**Goal of the exercise:**
Exactly as written, set down the lines from the top of the entries through the line bearing "const fmt = d", with every picture left out.

Charts and diagrams as code
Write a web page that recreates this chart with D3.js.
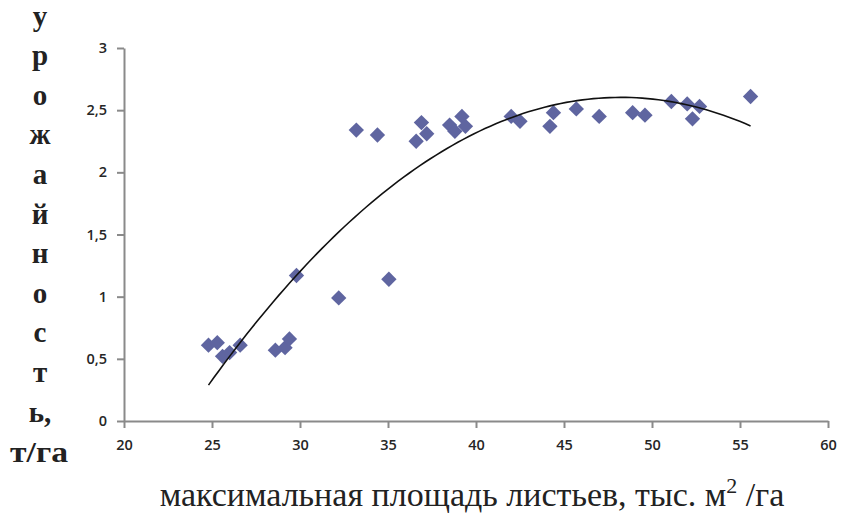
<!DOCTYPE html>
<html><head><meta charset="utf-8">
<script src="https://cdn.jsdelivr.net/npm/d3@7"></script>
<style>body{margin:0;background:#fff}svg{display:block}</style>
</head><body>
<script>
const xValues = [24.8,25.3,25.6,26.0,26.6,28.6,29.15,29.4,29.8,32.2,35.05,33.2,34.4,36.6,36.9,37.2,38.5,38.8,39.2,39.4,42.0,42.5,44.2,44.4,45.7,47.0,48.9,49.6,51.1,52.0,52.3,52.7,55.6];
const yValues = [0.61,0.63,0.52,0.55,0.61,0.57,0.59,0.66,1.17,0.99,1.14,2.34,2.30,2.25,2.40,2.31,2.38,2.33,2.45,2.37,2.45,2.41,2.37,2.48,2.51,2.45,2.48,2.46,2.57,2.55,2.43,2.53,2.61];
const xTicks = [20,25,30,35,40,45,50,55,60];
const yTicks = [0,0.5,1,1.5,2,2.5,3];
const yTitleLetters = ["у","р","о","ж","а","й","н","о","с","т","ь,"];
const yTitleUnit = "т/га";
const xTitle = "максимальная площадь листьев, тыс. м";

const W = 841, H = 514;
const svg = d3.select("body").append("svg").attr("width", W).attr("height", H);
const x = d3.scaleLinear().domain([20,60]).range([124,828]);
const y = d3.scaleLinear().domain([0,3]).range([421,48]);
const fmt = d => String(d).replace(".", ",");

const axisColor = "#8a8a8a";
const xAxis = svg.append("g").attr("transform","translate(0,421)")
  .call(d3.axisBottom(x).tickValues(xTicks).tickSize(7).tickSizeOuter(0).tickPadding(12).tickFormat(fmt));
const yAxis = svg.append("g").attr("transform","translate(124,0)")
  .call(d3.axisLeft(y).tickValues(yTicks).tickSize(7).tickSizeOuter(0).tickPadding(10).tickFormat(fmt));
[xAxis,yAxis].forEach(g=>{
  g.selectAll("path,line").attr("stroke",axisColor).attr("stroke-width",2);
  g.selectAll("text").attr("fill","#262626").style("font-family","'Open Sans', 'Liberation Sans', sans-serif").style("font-size","14.5px").style("font-weight","600");
});

// quadratic least-squares trendline computed from the points
function quadFit(xs, ys){
  let S=[0,0,0,0,0], T=[0,0,0];
  xs.forEach((xv,i)=>{let p=1;for(let k=0;k<5;k++){S[k]+=p;if(k<3)T[k]+=p*ys[i];p*=xv;}});
  const A=[[S[0],S[1],S[2],T[0]],[S[1],S[2],S[3],T[1]],[S[2],S[3],S[4],T[2]]];
  for(let i=0;i<3;i++){for(let j=i+1;j<3;j++){const f=A[j][i]/A[i][i];for(let k=i;k<4;k++)A[j][k]-=f*A[i][k];}}
  const c=[0,0,0];
  for(let i=2;i>=0;i--){let s=A[i][3];for(let k=i+1;k<3;k++)s-=A[i][k]*c[k];c[i]=s/A[i][i];}
  return c;
}
const c = quadFit(xValues, yValues);
const xmin = d3.min(xValues), xmax = d3.max(xValues);
const trend = d3.range(0,101).map(i=>{const xv=xmin+(xmax-xmin)*i/100;return [xv,c[0]+c[1]*xv+c[2]*xv*xv];});

const pts = xValues.map((v,i)=>[v,yValues[i]]);
svg.append("g").selectAll("path").data(pts).join("path")
  .attr("d", d3.symbol(d3.symbolDiamond2, 150))
  .attr("transform", d=>`translate(${x(d[0])},${y(d[1])})`)
  .attr("fill","#5f65a0");

svg.append("path").datum(trend)
  .attr("d", d3.line().x(d=>x(d[0])).y(d=>y(d[1])))
  .attr("fill","none").attr("stroke","#111").attr("stroke-width",1.6);

// y title
const yt = svg.append("g").style("font-family","'Liberation Serif', 'DejaVu Serif', serif").style("font-size","29px").style("font-weight","bold").attr("fill","#222");
yt.selectAll("text").data(yTitleLetters).join("text")
  .attr("x", 40).attr("y", (d,i)=>19+i*39.6).attr("text-anchor","middle").attr("dominant-baseline","middle").text(d=>d);
yt.append("text").attr("x",39).attr("y",455).attr("text-anchor","middle").attr("dominant-baseline","middle")
  .attr("textLength",58).attr("lengthAdjust","spacingAndGlyphs").text(yTitleUnit);

// x title
const xt = svg.append("text").attr("x", 472).attr("y", 506).attr("text-anchor","middle")
  .style("font-family","'Liberation Serif', 'DejaVu Serif', serif").style("font-size","34px").attr("fill","#222");
xt.append("tspan").text(xTitle);
xt.append("tspan").attr("dy",-13).style("font-size","22px").text("2");
xt.append("tspan").attr("dy",13).text(" /га");
</script>
</body></html>
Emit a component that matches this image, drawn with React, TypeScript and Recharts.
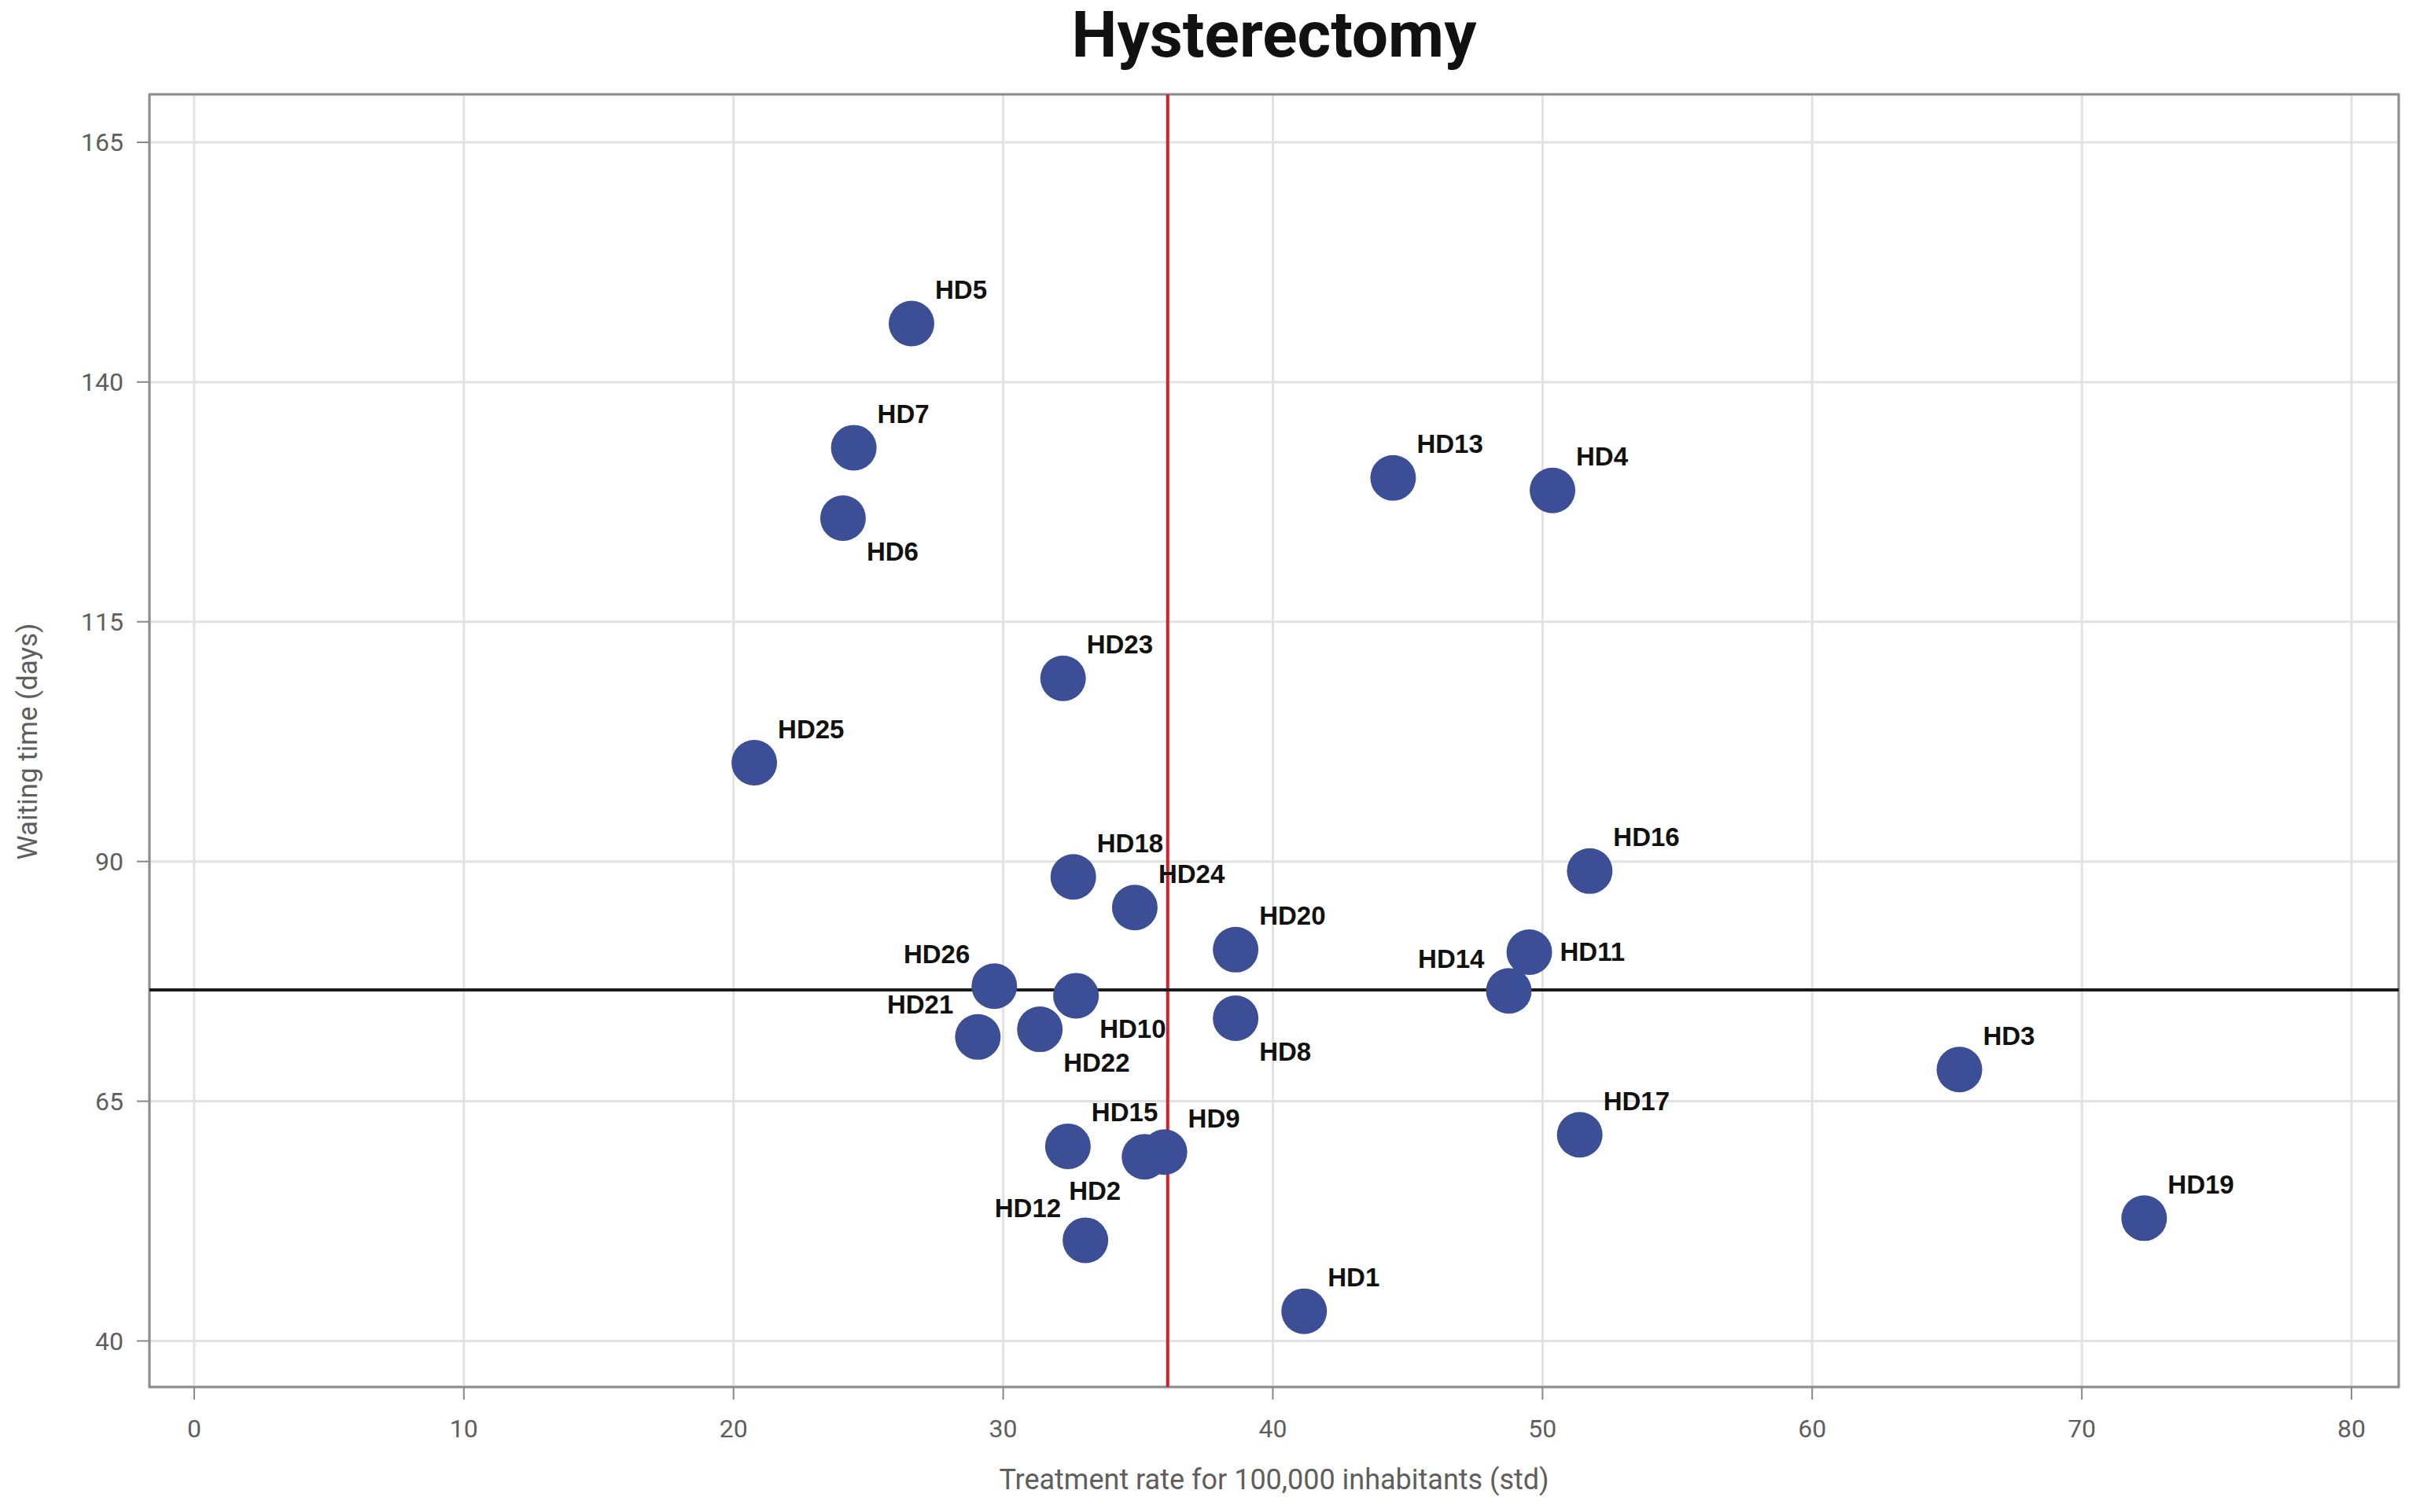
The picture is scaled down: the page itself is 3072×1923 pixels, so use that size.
import React from "react"
import {
  ScatterChart,
  Scatter,
  XAxis,
  YAxis,
  CartesianGrid,
  ReferenceLine,
  ReferenceArea,
} from "recharts"

// hospital districts, treatment rate (x) and waiting time in days (y)
const SITES = [
  "HD1", "HD2", "HD3", "HD4", "HD5", "HD6", "HD7", "HD8", "HD9", "HD10",
  "HD11", "HD12", "HD13", "HD14", "HD15", "HD16", "HD17", "HD18", "HD19", "HD20",
  "HD21", "HD22", "HD23", "HD24", "HD25", "HD26",
]
const RATE = [
  41.16, 35.24, 65.46, 50.37, 26.6, 24.06, 24.46, 38.62, 35.98, 32.7,
  49.51, 33.05, 44.46, 48.75, 32.4, 51.75, 51.38, 32.6, 72.31, 38.62,
  29.06, 31.36, 32.22, 34.88, 20.77, 29.67,
]
const WAIT = [
  43.1, 59.2, 68.3, 128.7, 146.1, 125.8, 133.15, 73.65, 59.7, 76.0,
  80.55, 50.5, 130.0, 76.5, 60.3, 89.0, 61.5, 88.4, 52.8, 80.8,
  71.7, 72.5, 109.1, 85.2, 100.3, 77.0,
]
const X_TICKS = [0, 10, 20, 30, 40, 50, 60, 70, 80]
const Y_TICKS = [40, 65, 90, 115, 140, 165]
const X_DOMAIN = [-1.66, 81.75]
const Y_DOMAIN = [35.2, 170]
const MEAN_RATE = 36.1
const MEAN_WAIT = 76.6

const data = SITES.map((name, i) => ({ name, x: RATE[i], y: WAIT[i] }))

// where each label sits relative to its dot (default: top right)
const LABEL_SIDE: Record<string, string> = {
  HD6: "br",
  HD8: "br",
  HD10: "br",
  HD22: "br",
  HD11: "r",
  HD14: "tl",
  HD26: "tl",
  HD21: "tl",
  HD12: "tl",
  HD2: "bl",
}
const OFFSETS: Record<string, { dx: number; dy: number; anchor: string }> = {
  tr: { dx: 30, dy: -43, anchor: "start" },
  br: { dx: 30, dy: 42, anchor: "start" },
  tl: { dx: -31, dy: -41, anchor: "end" },
  bl: { dx: -30, dy: 43, anchor: "end" },
  r: { dx: 39, dy: 0, anchor: "start" },
}

const DOT = "#3c4f96"
const TICK_STYLE = { fontFamily: "Roboto", fontSize: 32, fill: "#5e5e5e" }

const Dot = (props: any) => {
  const { cx, cy } = props
  if (cx == null || cy == null) return null
  return <circle cx={cx} cy={cy} r={29} fill={DOT} />
}

const DotLabel = (props: any) => {
  const { cx, cy, payload } = props
  if (cx == null || cy == null) return null
  const o = OFFSETS[LABEL_SIDE[payload.name] || "tr"]
  return (
    <text
      x={cx + o.dx}
      y={cy + o.dy}
      textAnchor={o.anchor}
      dominantBaseline="central"
      fontFamily="Liberation Sans, Arial, sans-serif"
      fontWeight="bold"
      fontSize={33}
      fill="#111"
    >
      {payload.name}
    </text>
  )
}

export default function App() {
  return (
    <div
      style={{
        position: "absolute",
        left: 0,
        top: 0,
        width: 3072,
        height: 1923,
        background: "#fff",
        fontFamily: "Roboto, sans-serif",
      }}
    >
      <div
        style={{
          position: "absolute",
          left: 190,
          width: 2860,
          top: 3,
          textAlign: "center",
          fontSize: 82,
          lineHeight: 1,
          fontWeight: 700,
          color: "#111",
        }}
      >
        Hysterectomy
      </div>
      <div
        style={{
          position: "absolute",
          left: 35,
          top: 943,
          transform: "translate(-50%, -50%) rotate(-90deg)",
          whiteSpace: "nowrap",
          fontSize: 35,
          lineHeight: 1,
          color: "#5e5e5e",
        }}
      >
        Waiting time (days)
      </div>
      <div
        style={{
          position: "absolute",
          left: 190,
          width: 2860,
          top: 1864,
          textAlign: "center",
          fontSize: 36,
          lineHeight: 1,
          color: "#5e5e5e",
        }}
      >
        Treatment rate for 100,000 inhabitants (std)
      </div>
      <ScatterChart
        width={3072}
        height={1923}
        margin={{ top: 120, right: 22, left: 70, bottom: 59 }}
      >
        <CartesianGrid stroke="#e2e2e2" strokeWidth={3} />
        <XAxis
          type="number"
          dataKey="x"
          domain={X_DOMAIN}
          ticks={X_TICKS}
          allowDataOverflow
          height={100}
          axisLine={false}
          tickSize={16}
          tickMargin={25}
          tickLine={{ stroke: "#888", strokeWidth: 2 }}
          tick={TICK_STYLE}
        />
        <YAxis
          type="number"
          dataKey="y"
          domain={Y_DOMAIN}
          ticks={Y_TICKS}
          allowDataOverflow
          width={120}
          axisLine={false}
          tickSize={16}
          tickMargin={17}
          tickLine={{ stroke: "#888", strokeWidth: 2 }}
          tick={TICK_STYLE}
        />
        <ReferenceArea
          x1={X_DOMAIN[0]}
          x2={X_DOMAIN[1]}
          y1={Y_DOMAIN[0]}
          y2={Y_DOMAIN[1]}
          fill="none"
          stroke="#8c8c8c"
          strokeWidth={3}
        />
        <Scatter data={data} shape={Dot} isAnimationActive={false} />
        <Scatter data={data} shape={DotLabel} isAnimationActive={false} />
        <ReferenceLine x={MEAN_RATE} stroke="#d0202a" strokeWidth={4} />
        <ReferenceLine y={MEAN_WAIT} stroke="#1a1a1a" strokeWidth={4} />
      </ScatterChart>
    </div>
  )
}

**Response below:**
Write a web page that recreates this chart with D3.js.
<!DOCTYPE html>
<html><head><meta charset="utf-8">
<script src="https://cdn.jsdelivr.net/npm/d3@7"></script>
<style>body{margin:0;background:#fff}svg{display:block}</style>
</head><body>
<script>
const xValues = [24.8,25.3,25.6,26.0,26.6,28.6,29.15,29.4,29.8,32.2,35.05,33.2,34.4,36.6,36.9,37.2,38.5,38.8,39.2,39.4,42.0,42.5,44.2,44.4,45.7,47.0,48.9,49.6,51.1,52.0,52.3,52.7,55.6];
const yValues = [0.61,0.63,0.52,0.55,0.61,0.57,0.59,0.66,1.17,0.99,1.14,2.34,2.30,2.25,2.40,2.31,2.38,2.33,2.45,2.37,2.45,2.41,2.37,2.48,2.51,2.45,2.48,2.46,2.57,2.55,2.43,2.53,2.61];
const xTicks = [20,25,30,35,40,45,50,55,60];
const yTicks = [0,0.5,1,1.5,2,2.5,3];
const yTitleLetters = ["у","р","о","ж","а","й","н","о","с","т","ь,"];
const yTitleUnit = "т/га";
const xTitle = "максимальная площадь листьев, тыс. м";

const W = 841, H = 514;
const svg = d3.select("body").append("svg").attr("width", W).attr("height", H);
const x = d3.scaleLinear().domain([20,60]).range([124,828]);
const y = d3.scaleLinear().domain([0,3]).range([421,48]);
const fmt = d => String(d).replace(".", ",");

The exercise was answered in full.